ANTONIETA DIAS |
Na perspetiva da vida do médico, a sua forma normal de estar é sempre programada para cuidar o seu paciente.
Porém nem sempre é este o cenário vivenciado e muito menos o esperado.
Certo é, que perante a situação de ficar incapacitado temporária ou definitivamente passa a viver uma experiencia inesperada e por vezes não controlada.
A sua aceitabilidade perante a doença desencadeia muitas fases, obedece com certeza às recomendações que lhe são dadas, mas aceita com dificuldade esta mudança radical que muda a sua vida.
Não está preparado para lidar com a doença, não se conforma com a leitura obrigatória do cardápio dos medicamentos , conhece os limites da ciência, mas não consegue saber estar doente.
Conhece os hospitais, os lares, as unidades de cuidados continuados ou paliativos, sente que tem auto - estima, que está a ser tratado com dignidade, que não perdeu a autonomia, acredita na Sabedoria de quem o cuida, bem como nos limites da medicina, que consegue prolongar e dar qualidade à vida, mas não se conforma com o intervalo entre o exercício da sua profissão e o período de reabilitação.

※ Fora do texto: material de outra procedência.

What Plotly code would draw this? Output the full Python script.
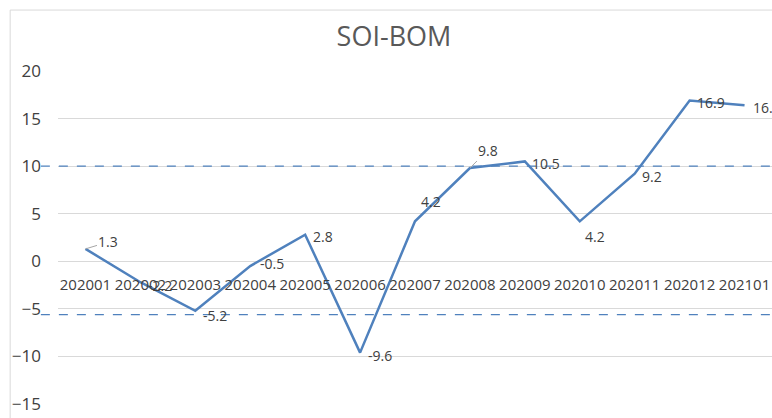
import plotly.graph_objects as go

categories = ["202001", "202002", "202003", "202004", "202005", "202006", "202007",
              "202008", "202009", "202010", "202011", "202012", "202101"]
soi_values = [1.3, -2.2, -5.2, -0.5, 2.8, -9.6, 4.2, 9.8, 10.5, 4.2, 9.2, 16.9, 16.4]
upper_threshold = 10
lower_threshold = -5.6
y_ticks = [20, 15, 10, 5, 0, -5, -10, -15]

# label offsets (pixels, label centre relative to point); style only
label_dx = [23, 20, 20, 22, 18, 20, 16, 18, 21, 15, 17, 21, 22]
label_dy = [-7, 3, 5, -3, 2, 3, -20, -18, 2, 15, 3, 2, 2]
leader = [True, False, False, False, False, False, False, True, False, False, False, False, False]

FONT = "Open Sans, Liberation Sans, sans-serif"
LINE_COLOR = "#4F81BD"
TEXT_COLOR = "#404040"

fig = go.Figure()
fig.add_trace(go.Scatter(
    x=categories, y=soi_values, mode="lines",
    line=dict(color=LINE_COLOR, width=2.5),
    showlegend=False, hoverinfo="x+y",
))

annotations = []
for i, (v, dx, dy, ld) in enumerate(zip(soi_values, label_dx, label_dy, leader)):
    a = dict(x=i, y=v, xref="x", yref="y", text=f"{v:g}",
             xanchor="center", yanchor="middle",
             font=dict(family=FONT, size=14, color=TEXT_COLOR))
    if ld:
        a.update(showarrow=True, arrowhead=0, arrowwidth=1, arrowcolor="#A6A6A6", ax=dx, ay=dy)
    else:
        a.update(showarrow=False, xshift=dx, yshift=-dy)
    annotations.append(a)

shapes = []
# threshold dashed lines
for yv in [upper_threshold, lower_threshold]:
    shapes.append(dict(type="line", xref="paper", yref="y", x0=-0.024, x1=1.01, y0=yv, y1=yv,
                       line=dict(color="#4F81BD", width=1.2, dash="dash"), layer="above"))
# chart border (left & top)
shapes.append(dict(type="line", xref="paper", yref="paper", x0=-0.067, x1=-0.067, y0=-0.1, y1=1.183,
                   line=dict(color="#D9D9D9", width=1)))
shapes.append(dict(type="line", xref="paper", yref="paper", x0=-0.067, x1=1.1, y0=1.183, y1=1.183,
                   line=dict(color="#D9D9D9", width=1)))

ymin, ymax = -15, 20
fig.update_layout(
    width=772, height=418,
    margin=dict(l=58, r=0, t=71, b=14),
    paper_bgcolor="white", plot_bgcolor="white",
    annotations=annotations, shapes=shapes,
    title=dict(text="SOI-BOM", x=394 / 772, xanchor="center", y=1 - 37 / 418, yanchor="middle",
               font=dict(family=FONT, size=27, color="#595959")),
    xaxis=dict(
        type="category", range=[-0.5, 12.5],
        anchor="free", position=(0 - ymin) / (ymax - ymin),
        showgrid=False, showline=False, zeroline=False, ticks="",
        ticklabelstandoff=13,
        tickfont=dict(family=FONT, size=15, color=TEXT_COLOR),
    ),
    yaxis=dict(
        range=[ymin, ymax], tickvals=y_ticks,
        showgrid=True, gridcolor="#D9D9D9", gridwidth=1,
        zeroline=True, zerolinecolor="#D9D9D9", zerolinewidth=1,
        showline=False, ticks="", ticklabelstandoff=16,
        tickfont=dict(family=FONT, size=17, color=TEXT_COLOR),
    ),
)

fig.write_html(
    "out.html",
    config={"displayModeBar": False},
    post_script="document.body.style.margin='0';document.body.style.overflow='hidden';",
)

Como cliente tem sempre razão, mas será que vale a pena ser paciente mesmo que não seja muito grave a sua situação?
Acredito que não, mesmo que seja muito otimista preocupa-se, o seu raciocínio reflete sobre as complicações, potencia e investe para obter bons resultados, não quer ser enganado, pensa como doente, age como médico e ate parece que já estava preparado.
Arranja soluções, evita complicações para combater o declínio psicofisiológico.
Entre o acordar e o adormecer, faz os apontamentos clínicos, reúne o que é importante e separa a fantasia, consolida a certeza de que a cura esperada não evita a medicação, nem muitas vezes a cirurgia mas não há outra solução para a patologia em questão.
Passa o tempo, a recuperação é prolongada, tenta preencher o dia, lendo, vendo filmes, conversando, mas as vinte e quatro horas são longas e a vontade de sair do processo da doença é enorme, que os minutos parecem horas, os dias meses, depois já exausto serena e decide que é melhor aguardar tranquilamente pela consolidação das lesões.
Já impaciente leu todos os Capítulos do Harrison, parecia que estava a preparar-se para o exame de admissão à especialidade, retinha as virgulas, os pontos, as minúsculas anotações como se fosse ainda candidato à especialidade, mas o tempo ainda sobrava para meditar, para escrever e para sonhar com o dia do términus da doença.
São estes fatos que nos fazem modelar os comportamentos, que nos elevam os pensamentos e que nos ajudam a superar o sofrimento.
Em suma, ser médico torna por vezes mais complicada a vivência e a experiência de ser também doente, mas por menos complicada que a situação seja, há fatos que não conseguimos ultrapassar, sobretudo as dores, as ideias de um insucesso terapêutico, as dificuldades em andar, o medo de piorar, o desejo de escolher a melhor opção para não falhar, os tempos de tratamento, o silencio e a serenidade de saber esperar.